In mathematics, logic and computer science, a formal language is a set of finite-length words (or "strings") over some finite alphabet. Note that we can talk about formal language in many contexts (scientific, legal and so on), meaning a mode of expression more careful and accurate than everyday speech. Use of a particular formal language in the sense intended here is an 'ultimate' version of that usage: formal enough to be used in written form for automatic computation, is a possible criterion.

A typical alphabet would be {a, b}, a typical string over that alphabet would be "ababba", and a typical language over that alphabet containing that string would be the set of all strings which contain the same number of a's as b's. The empty word is allowed and is usually denoted by e, ε or λ. Note that while the alphabet is a finite set and every string has finite length, a language may very well have infinitely many member strings.

Some examples of formal languages:

the set of all words over {a, b},
the set { aⁿ | n is a prime number },
the set of syntactically correct programs in some programming language, or
the set of inputs upon which a certain Turing machine halts.

A formal language can be specified in a great variety of ways, such as:

Strings produced by some formal grammar (see Chomsky hierarchy)
Strings produced by a regular expression
Strings accepted by some automaton, such as a Turing machine or finite state automaton
From a set of related YES/NO questions those ones for which the answer is YES, see decision problem

Several operations can be used to produce new languages from given ones. Suppose L₁ and L₂ are languages over some common alphabet.

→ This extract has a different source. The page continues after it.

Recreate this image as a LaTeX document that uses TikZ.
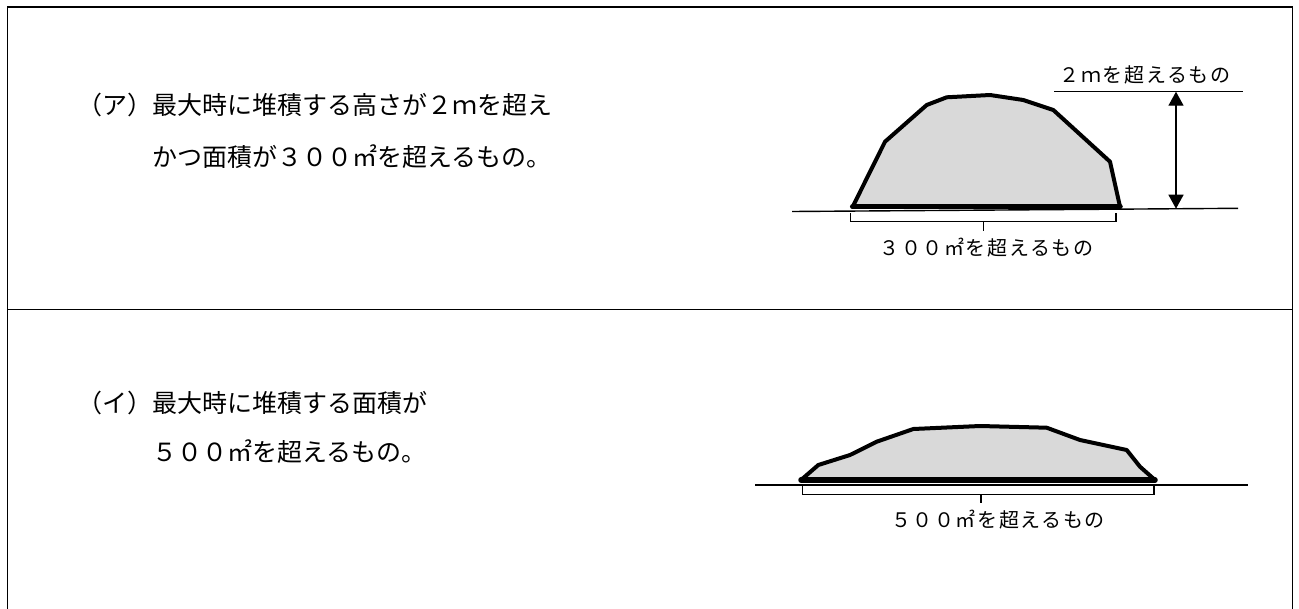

The concatenation L₁L₂ consists of all strings of the form vw where v is a string from L₁ and w is a string from L₂.
The intersection of L₁ and L₂ consists of all strings which are contained in L₁ and also in L₂.
The union of L₁ and L₂ consists of all strings which are contained in L₁ or in L₂.
The complement of the language L₁ consists of all strings over the alphabet which are not contained in L₁.
The right quotient L₁/L₂ of L₁ by L₂ consists of all strings v for which there exists a string w in L₂ such that vw is in L₁.
The Kleene star L₁* consists of all strings which can be written in the form w₁w₂...w_n with strings w_i in L₁ and n ≥ 0. Note that this includes the empty string ε because n = 0 is allowed.
The reverse L₁^R contains the reversed versions of all the strings in L₁.
The shuffle of L₁ and L₂ consists of all strings which can be written in the form v₁w₁v₂w₂...v_nw_n where n ≥ 1 and v₁,...,v_n are strings such that the concatenation v₁...v_n is in L₁ and w₁,...,w_n are strings such that w₁...w_n is in L₂.

A typical question asked about a formal language is how difficult it is to decide whether a given word belongs to the language. This is the domain of computability theory and complexity theory.